El filósofo Gustavo Bueno escribió un libro titulado «El fundamentalismo democrático» en uno de cuyos capítulos se describe al famoso juez Garzón como un hombre que padece el «síndrome de Jesucristo» por su vocación -o delirio- irrefrenable de ejercer como un juez universal con potestad para venir al mundo a juzgar a los vivos y a los muertos. Bueno desecha que esa peculiar forma de actuar del juez pueda atribuirse solamente a su compleja personalidad y a su evidente afán de protagonismo, y prefiere buscar la causa última de su conducta en una interpretación exagerada de la doctrina metafísica de la separación de poderes, según la cual el poder judicial es absolutamente independiente del poder ejecutivo cuando en realidad depende totalmente de éste para dar fuerza de obligar a sus resoluciones. (En ese sentido, parece obvio que la mayoría de las sentencias serían papel mojado si no hubiese una autoridad con poder coactivo que las hiciera cumplir).

La tesis del filósofo tiene una buena parte de razón, pero quizás olvida en su discurso (o al menos yo no lo conozco) que el «síndrome de Jesucristo» debería incluir, en quien lo padece, no sólo la vocación de juzgar sino también, y muy especialmente, la de ser juzgado y ser ofrecido en sacrificio como reparación de los pecados ajenos. Un Jesucristo que juzga, pero al que no se le pasa por la cabeza la posibilidad de ser juzgado, no concuerda con la versión del personaje que dan los evangelistas. Tal como nos lo describen, el fundador del cristianismo era un hombre amante de las paradojas. «No juzguéis y no seréis juzgados», dijo en uno de sus sermones. Desde ese punto de vista, Jesucristo y Garzón no se parecen demasiado.

El uno viene al mundo para dar testimonio de una doctrina considerada herética por las autoridades religiosas de su época y por causa de ello es juzgado y condenado a muerte.

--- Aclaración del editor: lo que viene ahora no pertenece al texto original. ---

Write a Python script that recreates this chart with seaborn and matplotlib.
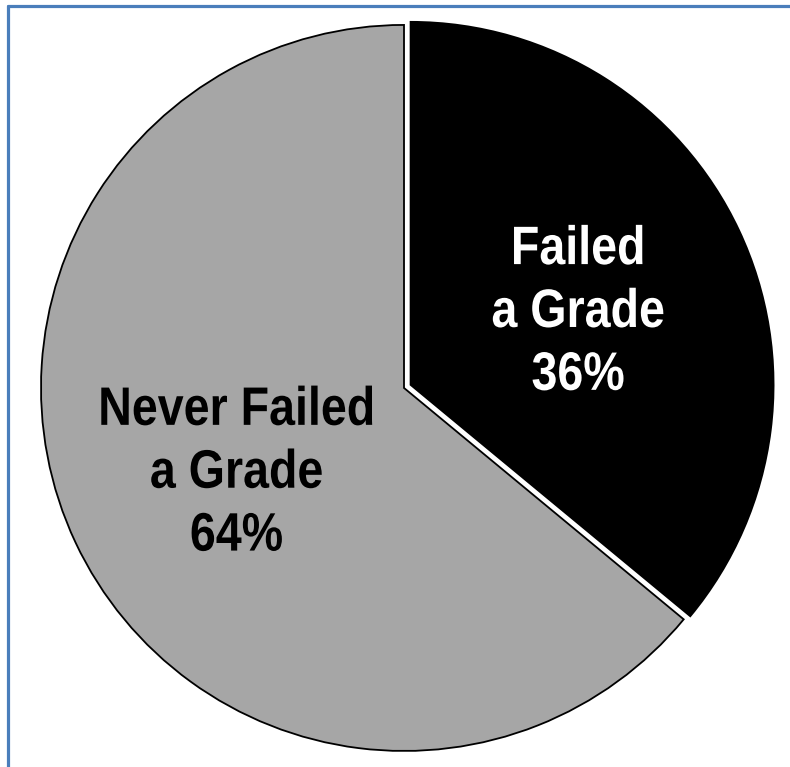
import matplotlib
matplotlib.use("Agg")
import matplotlib.pyplot as plt
import seaborn as sns
from matplotlib.lines import Line2D
from matplotlib.patheffects import AbstractPathEffect
from matplotlib.transforms import Affine2D, ScaledTranslation

categories = ["Failed\na Grade", "Never Failed\na Grade"]
values = [36, 64]
percent_labels = ["36%", "64%"]
colors = ["#000000", "#a6a6a6"]
label_colors = ["white", "black"]

sns.set_theme(style="white")
plt.rcParams['font.family'] = ['Liberation Sans', 'DejaVu Sans']


class Condense(AbstractPathEffect):
    """Narrow the glyphs horizontally around the text's anchor x."""
    def __init__(self, text, sx=0.85):
        super().__init__()
        self.text = text
        self.sx = sx

    def draw_path(self, renderer, gc, tpath, affine, rgbFace=None):
        cx = self.text.get_transform().transform(self.text.get_position())[0]
        aff = affine + Affine2D().translate(-cx, 0).scale(self.sx, 1).translate(cx, 0)
        renderer.draw_path(gc, tpath, aff, rgbFace)


fig = plt.figure(figsize=(7.9, 7.67), dpi=100)
fig.patch.set_facecolor("white")
ax = fig.add_axes([0.0519, 0.0209, 0.919, 0.9466])

labels = [f"{c}\n{p}" for c, p in zip(categories, percent_labels)]
wedges, texts = ax.pie(values, labels=labels, colors=colors, startangle=90,
                       counterclock=False, explode=[0.02, 0],
                       labeldistance=0.51, frame=False,
                       wedgeprops=dict(edgecolor="black", linewidth=1.3),
                       textprops=dict(fontsize=39, fontweight="bold"))
for t, c in zip(texts, label_colors):
    t.set_ha("center")
    t.set_va("center")
    t.set_color(c)
    t.set_linespacing(1.33)
    t.set_transform(ax.transData + ScaledTranslation(0, -5 / 72, fig.dpi_scale_trans))
    t.set_path_effects([Condense(t, 0.86)])
ax.set_xlim(-1, 1)
ax.set_ylim(-1, 1)
ax.set_aspect("equal")
ax.axis("off")

blue = "#4a7ebb"
fig.add_artist(Line2D([8/790, 1], [1-6/767, 1-6/767], color=blue, lw=2.3, transform=fig.transFigure))
fig.add_artist(Line2D([8/790, 8/790], [0, 1-6/767], color=blue, lw=2.3, transform=fig.transFigure))

fig.savefig("out.png", dpi=100, facecolor="white")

El otro, sinceramente, no creo que haya especulado alguna vez con la posibilidad de que otros jueces lo fueran a sentar en el banquillo de los acusados por algo relacionado con su actividad.

El juicio contra Garzón, si es que llega a término, será un juicio inevitablemente político por mucho que los implicados en el procedimiento intenten reducirlo a un intercambio aséptico de tecnicismos jurídicos. Es como pretender que el famoso expediente fiscal contra Lola Flores no desbordase los límites del papeleo burocrático hasta convertirse en un espectáculo de masas, con la tonadillera en el papel de víctima desmelenada. Para bien o para mal, Garzón es un «juez estrella». Lo de menos será dilucidar si hay o no razón para juzgarlo, y lo de más discutir, con apasionamiento de grada de toros, sobre las aviesas intenciones de quienes lo juzgan. El instructor de la causa, el juez Luciano Varela, ha emergido de la sombra institucional donde permanecía confortablemente oculto y en unos días se ha convertido también en un personaje popular. Los fotógrafos le aguardan a la salida del Tribunal Supremo y su imagen aparece con profusión en los medios. En el Viejo Oeste, los pistoleros que acababan con la vida de bandidos famosos compartían fama y leyenda con aquellos a quienes ajusticiaban en singular duelo. «El hombre que mató a Liberty Valance» fue una conocida película sobre el tema. Luciano Varela, quiéralo o no, pasará a la historia como el hombre que empapeló al juez Garzón.